The ClusterControl interface was designed to be clean and user-friendly, guiding researchers through the design process. Users can upload sequences, select from a library of regulatory domains, and use our predictive models to simulate regulatory interactions. During the build phase, users receive visual representations of DDIZ scores, aiding their decision-making process.

Test

To validate ClusterControl, we tested it against experimental data from other researchers. Initial benchmarking results were encouraging, and we are currently conducting our own experimental validations to provide direct feedback. These tests will offer deeper insights into how the tool performs with novel constructs.

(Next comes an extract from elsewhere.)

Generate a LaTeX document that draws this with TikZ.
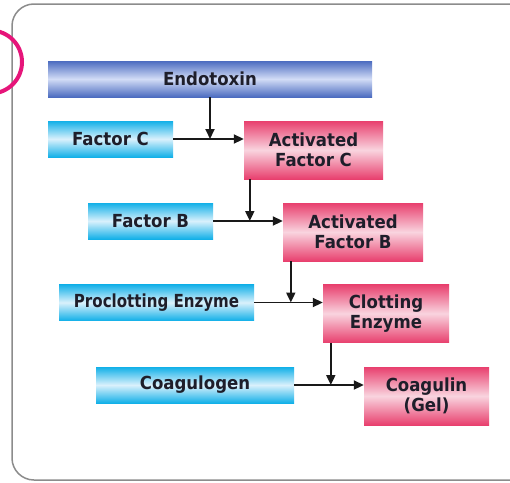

The final stage was to validate these predictions experimentally. We are currently testing the predicted fusion points in the lab, focusing on whether the chimeric constructs retain their functionality. The experimental data will further confirm the modularity.

Learn

As with any engineering project, we encountered setbacks. The most significant learning points included the need to integrate both computational predictions and structural analysis to define more accurate modular swaps. The DDIZ metric, combined with fluorescence data, provided a clearer view of how rewired proteins perform in practice.

Figure 6: Structural modelling of OmpR in Complex with EnvZStructural modelling of OmpR in Complex with EnvZ along with functional/nonfunctional points marked

One of the key takeaways was the necessity for a user-friendly interface. Early users struggled with the complexity of the design options, prompting us to simplify and streamline the interface to accommodate researchers of varying experience levels.

Future Directions


Moving forward, we will continue refining ClusterControl by addressing discrepancies between DDIZ scores and functional outcomes, expanding the tool’s capabilities, and incorporating user feedback from researchers across diverse fields. Through these iterations, we aim to create a comprehensive tool that empowers scientists to unlock the full potential of biosynthetic gene clusters.